Parents are not entitled to consent either--the basis of parents' rights is their obligations to provide for the good of the child. They are not entitled to waive their children's rights.

I think—but I am not yet sure—that the implication is that adults may consent to the display of photographs taken when they were younger; but young people cannot. Henson’s photographs should be kept private until he receives informed adult consent.

Sometimes there are purposes so serious they clearly override the child's right to privacy. The famous photo during the Vietnam War of a child victim of napalm bombing for instance brought home to people the reality of what was being done.

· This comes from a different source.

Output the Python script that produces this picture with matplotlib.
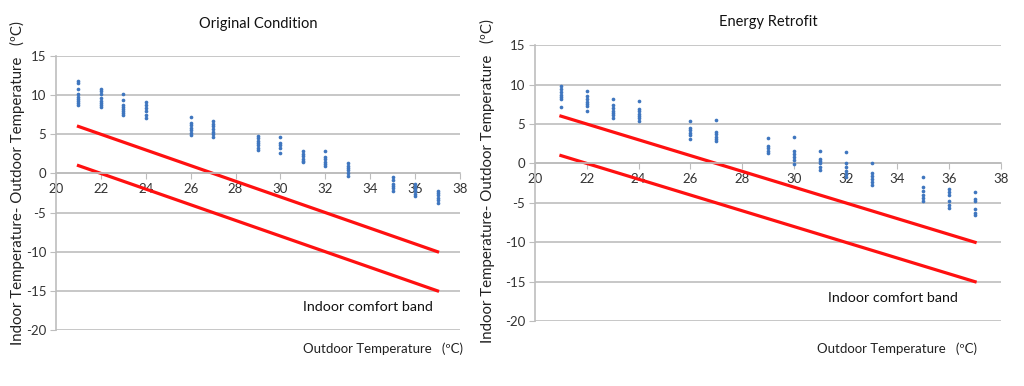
import matplotlib
matplotlib.use("Agg")
import matplotlib.pyplot as plt
import numpy as np

plt.rcParams['font.family'] = ['Lato', 'DejaVu Sans']
plt.rcParams['axes.unicode_minus'] = False

# ---- data ----
outdoor_x = [21, 22, 23, 24, 26, 27, 29, 30, 31, 32, 33, 35, 36, 37]

orig_vals = [
    [11.8, 11.5, 10.8, 10.2, 9.8, 9.5, 9.2, 9.0, 8.8],
    [10.8, 10.5, 10.2, 9.6, 9.3, 9.0, 8.7, 8.5],
    [10.2, 9.4, 8.8, 8.5, 8.2, 8.0, 7.7, 7.5],
    [9.1, 8.8, 8.3, 8.0, 7.5, 7.1],
    [7.2, 6.5, 6.2, 5.8, 5.5, 5.2, 4.9],
    [6.7, 6.3, 6.0, 5.7, 5.3, 5.0, 4.7],
    [4.8, 4.5, 4.2, 3.9, 3.6, 3.3, 3.0],
    [4.6, 3.9, 3.6, 3.3, 2.6],
    [2.9, 2.5, 2.2, 1.9, 1.6, 1.4],
    [2.8, 2.1, 1.8, 1.5, 1.2, 0.9],
    [1.3, 1.0, 0.7, 0.4, 0.1, -0.3],
    [-0.5, -0.9, -1.3, -1.6, -1.9, -2.2],
    [-1.3, -1.7, -2.0, -2.3, -2.6, -2.9],
    [-2.2, -2.5, -2.8, -3.1, -3.4, -3.8],
]

retro_vals = [
    [9.8, 9.4, 9.0, 8.7, 8.4, 8.2, 7.2],
    [9.2, 8.6, 8.2, 7.8, 7.5, 7.3, 6.7],
    [8.2, 7.4, 7.0, 6.7, 6.4, 6.1, 5.8],
    [7.9, 6.9, 6.6, 6.3, 6.0, 5.7, 5.4],
    [5.4, 4.5, 4.2, 3.9, 3.6, 3.1],
    [5.5, 4.0, 3.7, 3.4, 3.1, 2.9],
    [3.2, 2.2, 1.9, 1.6, 1.3],
    [3.4, 1.6, 1.2, 0.8, 0.4, -0.1],
    [1.6, 0.6, 0.3, 0.0, -0.4, -0.8],
    [1.4, 0.0, -0.4, -1.0, -1.4, -1.7],
    [0.0, -1.2, -1.6, -2.0, -2.3, -2.7],
    [-1.7, -3.0, -3.5, -4.0, -4.4, -4.8],
    [-3.2, -3.6, -4.0, -4.8, -5.3, -5.6],
    [-3.6, -4.5, -4.8, -5.8, -6.3, -6.6],
]

band_x = [21, 37]
band_upper = [6, -10]
band_lower = [1, -15]

titles = ["Original Condition", "Energy Retrofit"]
xticks = [20, 22, 24, 26, 28, 30, 32, 34, 36, 38]
yticks = [-20, -15, -10, -5, 0, 5, 10, 15]

fig = plt.figure(figsize=(10.24, 3.86), dpi=100)

positions = [[0.0547, 0.145, 0.3945, 0.710], [0.5225, 0.168, 0.455, 0.715]]
title_y = [1.07, 1.04]
ylabel_x = [0.017, 0.476]
ylabel_y = [0.525, 0.53]
xlabel_pos = [(0.452, 0.097), (0.954, 0.097)]
band_text = [(31.0, -17.0), (31.3, -17.1)]

for i, vals in enumerate([orig_vals, retro_vals]):
    ax = fig.add_axes(positions[i])
    xs = []
    ys = []
    for xv, col in zip(outdoor_x, vals):
        xs.extend([xv] * len(col))
        ys.extend(col)
    ax.scatter(xs, ys, s=7, color="#3f76bf", zorder=3, linewidths=0)
    ax.plot(band_x, band_upper, color="#ff1010", lw=2.3, zorder=2)
    ax.plot(band_x, band_lower, color="#ff1010", lw=2.3, zorder=2)

    ax.set_xlim(20, 38)
    ax.set_ylim(-20, 15)
    ax.set_xticks(xticks)
    ax.set_yticks(yticks)
    ax.yaxis.grid(True, color="#bdbdbd", lw=1.2)
    ax.set_axisbelow(True)
    for s in ["top", "right"]:
        ax.spines[s].set_visible(False)
    ax.spines["left"].set_color("#bdbdbd")
    ax.spines["left"].set_linewidth(1.2)
    ax.spines["bottom"].set_position(("data", 0))
    ax.spines["bottom"].set_color("#bdbdbd")
    ax.spines["bottom"].set_linewidth(1.2)
    ax.tick_params(axis="x", direction="out", length=4, color="#bdbdbd",
                   labelsize=9.5, labelcolor="#333333", pad=3)
    ax.tick_params(axis="y", direction="out", length=4, color="#bdbdbd",
                   labelsize=9.5, labelcolor="#333333", pad=3)
    ax.set_title(titles[i], fontsize=10.5, y=title_y[i], color="#111111")
    ax.text(band_text[i][0], band_text[i][1], "Indoor comfort band",
            fontsize=10.3, color="#111111", va="center", ha="left")
    fig.text(ylabel_x[i], ylabel_y[i],
             "Indoor Temperature- Outdoor Temperature   (ºC)",
             rotation=90, fontsize=10.8, color="#222222", va="center", ha="center")
    fig.text(xlabel_pos[i][0], xlabel_pos[i][1],
             "Outdoor Temperature   (ºC)", fontsize=9.5, color="#222222",
             ha="right", va="center")

fig.savefig("out.png", dpi=100, facecolor="white")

There are also family photographs of naked infants, taken with a mixture of delight and amusement, and kept in photograph albums. I can’t see anything wrong with that.

For those of us who don’t think that Henson’s photographs are not pornographic, the question is whether the purposes of art, and of this are in particular, are of such importance that they override the child’s right to privacy. Do the entitle him to take the pictures but not to display them till he receives adult consent? Or do they entitle him to display them right away? I’d be glad of comment.